Ein Bänderriss und schwerwiegende Behandlungsfehler kosteten Jacqueline Fritz aus der Südpfalz mit Anfang 20 das rechte Bein. Der Sport half ihr zurück ins Leben. Heute ist sie als "einbeinige Bergsteigerin" Profi-Athletin mit einer starken Botschaft.
Jacqueline Fritz scheut normalerweise keine Hürden - selbst wenn diese im wahrsten Sinne des Wortes besonders steil sind. Beim Aufstieg zum 100 Meter hohen Granitfelsen Torre delle Giavine in Norditalien ist aber auch die 39-jährige Pfälzerin zunächst skeptisch. Es ist das erste Mal, dass sie ohne ihre Prothese in der freien Natur klettert. Sie sagt: "Ich habe einen Traum, ich will da hochkommen - aber tatsächlich habe ich keine Ahnung, ob es machbar ist."
Amputation nach Behandlungsfehler
Als Jugendliche tanzt Fritz, die im Winzerort Impflingen (Kreis Südliche Weinstraße) aufgewachsen ist, ambitioniert Ballett - bis sie im Training umknickt und sich die Bänder im Sprunggelenk reißt. Sie wird operiert, aber weil der Arzt einen Fehler macht und bei der OP Nerven durchtrennt, werden aus ein paar Wochen Zwangspause lange Jahre des Leidens. "Ich war acht Jahre im Krankenhaus und habe alles probiert, um das Bein zu retten. Letztendlich hat mir eine Ärztin gesagt, ich würde sterben, wenn das Bein dranbleibt", sagt Fritz.
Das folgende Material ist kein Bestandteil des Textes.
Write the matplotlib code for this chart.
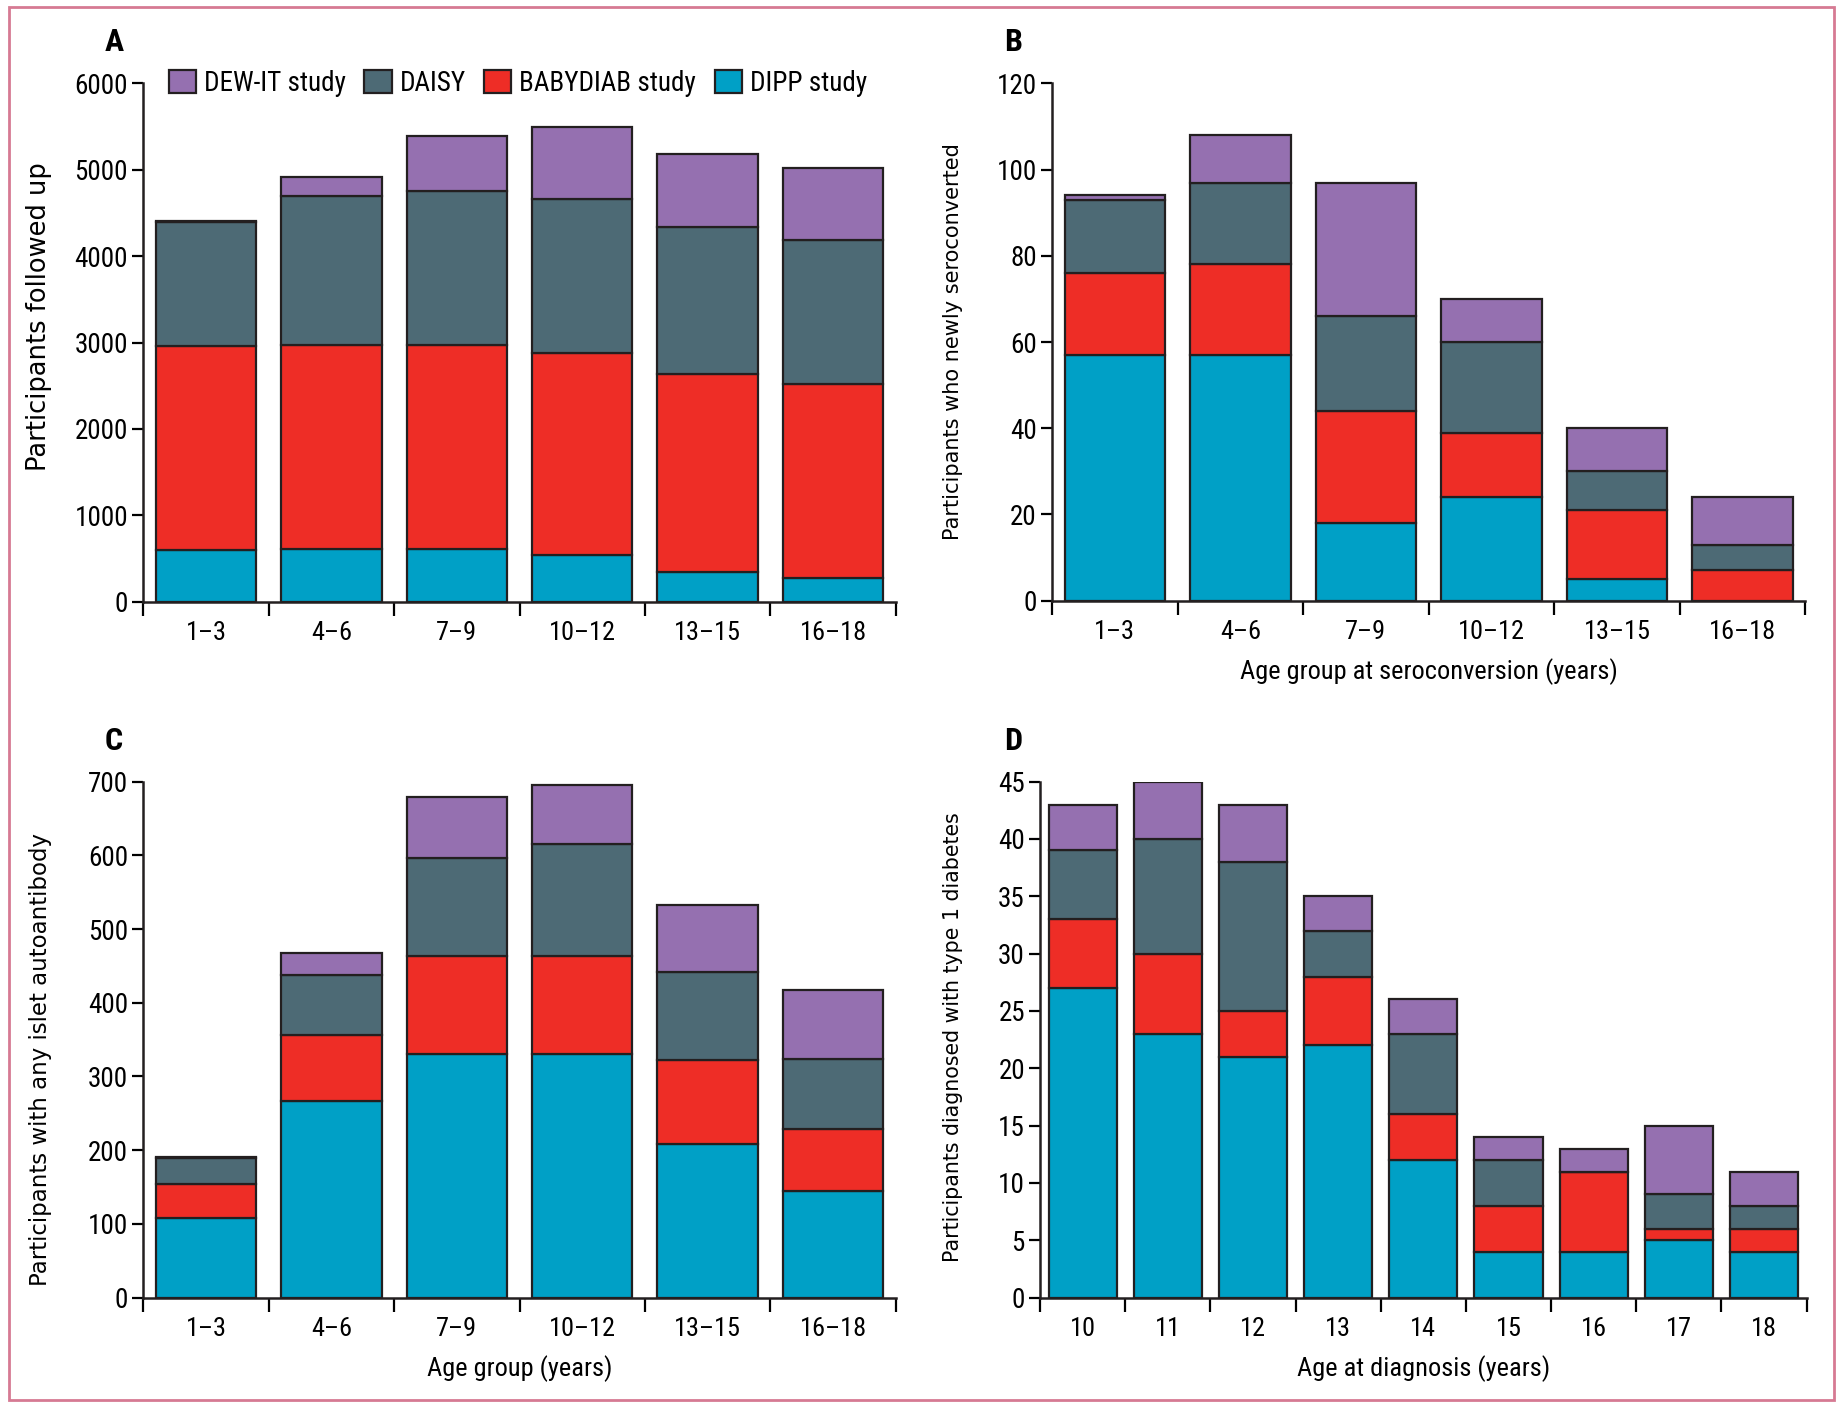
import numpy as np
import matplotlib
matplotlib.use("Agg")
import matplotlib.pyplot as plt
from matplotlib.patches import Rectangle
from matplotlib.ticker import FixedLocator
from matplotlib import font_manager

# studies, stacked bottom -> top
studies = ["DIPP study", "BABYDIAB study", "DAISY", "DEW-IT study"]
colors = ["#00a0c6", "#ee2d26", "#4d6a75", "#9570b0"]
edge = "#231f20"

age_groups = ["1\u20133", "4\u20136", "7\u20139", "10\u201312", "13\u201315", "16\u201318"]
diag_ages = ["10", "11", "12", "13", "14", "15", "16", "17", "18"]

# A: participants followed up
a_dipp = [605, 610, 610, 540, 345, 270]
a_baby = [2350, 2360, 2360, 2335, 2290, 2255]
a_daisy = [1445, 1725, 1790, 1785, 1705, 1665]
a_dew = [10, 225, 635, 830, 840, 830]

# B: newly seroconverted
b_dipp = [57, 57, 18, 24, 5, 0]
b_baby = [19, 21, 26, 15, 16, 7]
b_daisy = [17, 19, 22, 21, 9, 6]
b_dew = [1, 11, 31, 10, 10, 11]

# C: any islet autoantibody
c_dipp = [108, 267, 331, 331, 208, 145]
c_baby = [46, 89, 133, 133, 114, 84]
c_daisy = [36, 82, 133, 152, 120, 95]
c_dew = [1, 30, 82, 79, 90, 93]

# D: diagnosed with type 1 diabetes
d_dipp = [27, 23, 21, 22, 12, 4, 4, 5, 4]
d_baby = [6, 7, 4, 6, 4, 4, 7, 1, 2]
d_daisy = [6, 10, 13, 4, 7, 4, 0, 3, 2]
d_dew = [4, 5, 5, 3, 3, 2, 2, 6, 3]

# pick a narrow face if there is one
have = {f.name for f in font_manager.fontManager.ttflist}
narrow = [f for f in ["Roboto Condensed", "DejaVu Sans Condensed",
                      "Liberation Sans Narrow", "Open Sans Condensed"] if f in have]
narrow = narrow[:1] + ["Roboto", "DejaVu Sans"]
wide = ["DejaVu Sans"]
plt.rcParams["font.family"] = narrow

fig = plt.figure(figsize=(18.43, 14.07), dpi=100)


def panel(rect, labels, series, ymax, ystep, ylabel, ysize, ypos, xlabel=None):
    ax = fig.add_axes(rect)
    x = np.arange(len(labels))
    bottom = np.zeros(len(labels))
    bars = []
    for vals, col in zip(series, colors):
        b = ax.bar(x, vals, 0.8, bottom=bottom, color=col, edgecolor=edge,
                   linewidth=1.6, zorder=2)
        bars.append(b)
        bottom += np.array(vals)
    ax.set_xlim(-0.5, len(labels) - 0.5)
    ax.set_ylim(0, ymax)
    ax.set_yticks(np.arange(0, ymax + 1, ystep))
    ax.set_xticks(x)
    ax.set_xticklabels(labels)
    ax.xaxis.set_minor_locator(FixedLocator(np.arange(-0.5, len(labels), 1.0)))
    ax.tick_params(axis="x", which="major", length=0, labelsize=19, pad=14)
    ax.tick_params(axis="x", which="minor", length=10, width=1.6, direction="out")
    ax.tick_params(axis="y", length=8, width=1.6, labelsize=19.5, pad=3)
    for s in ["top", "right"]:
        ax.spines[s].set_visible(False)
    for s in ["left", "bottom"]:
        ax.spines[s].set_linewidth(1.8)
        ax.spines[s].set_color(edge)
    ax.set_ylabel(ylabel, fontsize=ysize, family=wide)
    ax.yaxis.set_label_coords(ypos[0], ypos[1])
    if xlabel:
        ax.set_xlabel(xlabel, fontsize=19, labelpad=10)
    return ax, bars


axA, barsA = panel([0.0778, 0.5723, 0.4082, 0.3684], age_groups,
                   [a_dipp, a_baby, a_daisy, a_dew], 6000, 1000,
                   "Participants followed up", 18.5, (-0.121, 0.551))
axB, _ = panel([0.5708, 0.5731, 0.4088, 0.3676], age_groups,
               [b_dipp, b_baby, b_daisy, b_dew], 120, 20,
               "Participants who newly seroconverted", 15, (-0.118, 0.5),
               "Age group at seroconversion (years)")
axC, _ = panel([0.0778, 0.0777, 0.4082, 0.3668], age_groups,
               [c_dipp, c_baby, c_daisy, c_dew], 700, 100,
               "Participants with any islet autoantibody", 16.5, (-0.121, 0.462),
               "Age group (years)")
axD, _ = panel([0.5644, 0.0777, 0.4158, 0.3668], diag_ages,
               [d_dipp, d_baby, d_daisy, d_dew], 45, 5,
               "Participants diagnosed with type 1 diabetes", 14.8, (-0.101, 0.505),
               "Age at diagnosis (years)")

handles = [barsA[i][0] for i in [3, 2, 1, 0]]
names = [studies[i] for i in [3, 2, 1, 0]]
axA.legend(handles, names, loc="center left", bbox_to_anchor=(0.034, 1.0),
           ncol=4, frameon=False, fontsize=19.5, handlelength=1.0,
           handleheight=0.95, handletextpad=0.3, columnspacing=0.68,
           borderaxespad=0, borderpad=0)

for lab, xx, yy in [("A", 0.0619, 0.970), ("B", 0.5498, 0.970),
                    ("C", 0.0619, 0.4737), ("D", 0.5498, 0.4737)]:
    fig.text(xx, yy, lab, fontsize=23, fontweight="bold", ha="center",
             va="center")

fig.patches.append(Rectangle((0.005, 0.005), 0.99, 0.99, transform=fig.transFigure,
                             fill=False, edgecolor="#d67a93", linewidth=2))

fig.savefig("out.png", dpi=100)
Sie will zunächst nicht weiterleben, steht mehrfach am Scheideweg. 2008, mit 23 Jahren, entschließt sie sich dann doch zu einer Amputation. Das rechte Bein wird ihr oberhalb des Knies abgenommen. Der jungen Frau bereitet das große seelische und körperliche Probleme, sie wird abhängig von Schmerzmitteln.
Einbeinig über die Alpen
Den Weg zurück ins Leben ebnen ihr Sport und Natur. Bei einem Reha-Aufenthalt in Bayern lernt sie durch WG-Mitbewohner die Freude an den Bergen kennen, die sie anfangs, so sagt sie selbst, "gehasst" hat. Die bayerischen Alpen geben ihr neuen Mut. Seitdem erklimmt sie mit Prothese oder auf Krücken Gipfel um Gipfel, hat inzwischen weit mehr als 100 Berge bestiegen. 2016 überquerte sie einbeinig sogar die Alpen, über 300 Kilometer von Garmisch-Patenkirchen bis nach Meran in Südtirol. Immer mit dabei: Loui, ihr ausgebildeter Bergbegleithund.
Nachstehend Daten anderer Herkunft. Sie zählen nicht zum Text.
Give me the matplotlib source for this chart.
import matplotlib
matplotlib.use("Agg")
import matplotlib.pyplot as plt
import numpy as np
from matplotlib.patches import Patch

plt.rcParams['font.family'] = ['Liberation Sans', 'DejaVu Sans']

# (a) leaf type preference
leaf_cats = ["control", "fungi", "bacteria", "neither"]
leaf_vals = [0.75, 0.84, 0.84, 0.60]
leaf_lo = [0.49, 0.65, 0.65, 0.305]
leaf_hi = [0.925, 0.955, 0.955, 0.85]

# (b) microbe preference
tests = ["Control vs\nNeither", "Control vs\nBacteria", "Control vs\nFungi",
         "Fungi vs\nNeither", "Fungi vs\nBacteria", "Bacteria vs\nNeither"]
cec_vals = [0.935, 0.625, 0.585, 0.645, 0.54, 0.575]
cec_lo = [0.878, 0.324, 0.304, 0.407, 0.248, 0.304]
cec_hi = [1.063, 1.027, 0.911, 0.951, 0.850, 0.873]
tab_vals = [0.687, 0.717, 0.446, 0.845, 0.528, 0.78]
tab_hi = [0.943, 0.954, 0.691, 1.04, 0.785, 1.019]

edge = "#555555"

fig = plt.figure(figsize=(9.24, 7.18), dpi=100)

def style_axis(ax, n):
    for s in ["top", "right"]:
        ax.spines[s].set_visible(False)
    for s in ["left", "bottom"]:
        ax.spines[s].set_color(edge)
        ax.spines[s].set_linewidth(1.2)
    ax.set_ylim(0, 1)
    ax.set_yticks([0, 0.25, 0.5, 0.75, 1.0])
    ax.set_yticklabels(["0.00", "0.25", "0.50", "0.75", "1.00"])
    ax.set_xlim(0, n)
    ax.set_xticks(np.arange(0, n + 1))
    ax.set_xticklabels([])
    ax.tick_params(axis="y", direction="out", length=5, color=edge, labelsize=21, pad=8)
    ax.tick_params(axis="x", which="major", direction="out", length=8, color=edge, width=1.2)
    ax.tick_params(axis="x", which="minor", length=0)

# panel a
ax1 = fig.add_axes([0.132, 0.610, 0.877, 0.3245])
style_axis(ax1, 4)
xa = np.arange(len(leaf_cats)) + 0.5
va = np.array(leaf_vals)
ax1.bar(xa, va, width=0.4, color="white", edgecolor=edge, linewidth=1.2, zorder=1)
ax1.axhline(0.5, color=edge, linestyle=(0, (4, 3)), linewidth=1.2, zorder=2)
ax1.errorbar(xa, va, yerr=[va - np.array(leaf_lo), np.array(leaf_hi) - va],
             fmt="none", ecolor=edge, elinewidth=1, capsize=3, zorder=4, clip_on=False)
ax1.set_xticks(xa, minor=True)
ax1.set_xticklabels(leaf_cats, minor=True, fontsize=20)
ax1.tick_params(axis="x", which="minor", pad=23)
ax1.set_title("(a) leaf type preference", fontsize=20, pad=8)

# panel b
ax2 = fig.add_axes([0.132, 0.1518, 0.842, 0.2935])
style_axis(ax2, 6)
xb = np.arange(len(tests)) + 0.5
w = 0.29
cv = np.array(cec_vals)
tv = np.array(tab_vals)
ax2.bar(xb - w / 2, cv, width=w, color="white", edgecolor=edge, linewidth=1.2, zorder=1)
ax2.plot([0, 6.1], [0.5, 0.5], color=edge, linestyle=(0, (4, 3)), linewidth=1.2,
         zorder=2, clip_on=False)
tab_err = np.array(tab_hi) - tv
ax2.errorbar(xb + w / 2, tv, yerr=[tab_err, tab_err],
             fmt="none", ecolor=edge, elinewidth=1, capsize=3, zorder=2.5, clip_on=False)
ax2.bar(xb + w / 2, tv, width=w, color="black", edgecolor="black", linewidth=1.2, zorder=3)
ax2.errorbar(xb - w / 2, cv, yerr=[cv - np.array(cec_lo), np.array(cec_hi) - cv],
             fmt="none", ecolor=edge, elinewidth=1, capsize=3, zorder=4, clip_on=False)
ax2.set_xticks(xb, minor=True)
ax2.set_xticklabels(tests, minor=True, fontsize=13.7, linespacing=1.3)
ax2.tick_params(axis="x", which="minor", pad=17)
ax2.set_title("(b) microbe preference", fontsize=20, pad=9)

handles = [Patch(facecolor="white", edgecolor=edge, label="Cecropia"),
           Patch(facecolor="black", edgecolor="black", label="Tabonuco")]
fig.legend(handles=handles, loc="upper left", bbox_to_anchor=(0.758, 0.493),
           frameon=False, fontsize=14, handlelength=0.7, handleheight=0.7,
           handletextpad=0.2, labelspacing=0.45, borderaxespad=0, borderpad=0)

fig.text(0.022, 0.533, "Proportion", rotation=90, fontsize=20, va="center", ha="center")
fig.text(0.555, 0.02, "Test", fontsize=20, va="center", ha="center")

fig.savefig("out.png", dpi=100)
Es war der Start für eine Laufbahn im Sport. Ihre eigene Werbeagentur gab die gelernte Grafikdesignerin zugunsten einer Profi-Karriere als Bergsteigerin und Kletterin auf. Seit 2017 ist Fritz Teil des deutschen Paraclimbing-Nationalteams, 2019 gewann sie Bronze bei der Para-WM. Paraclimbing wird in vier Jahren in Los Angeles erstmals zum Programm der Paralympics gehören. Darüber hinaus ist Fritz Klettertrainerin für Menschen mit und ohne Behinderung und ausgebildete Bergführerin. Sie führt Touren in ganz Europa - im Hochgebirge der Alpen ebenso wie im heimischen Pfälzerwald.
Mut machen und Vorbild sein
Besonders angetan haben es Fritz aber Extremtouren - so wie diesmal der steile Granitfelsen im Piemont. Ohne Prothese, mit nur drei Extremitäten und begleitet von einheimischen Bergführern erklimmt sie die Felswand in drei Stunden. Und zeigt damit der Welt wieder einmal, was für Menschen mit Behinderung möglich ist.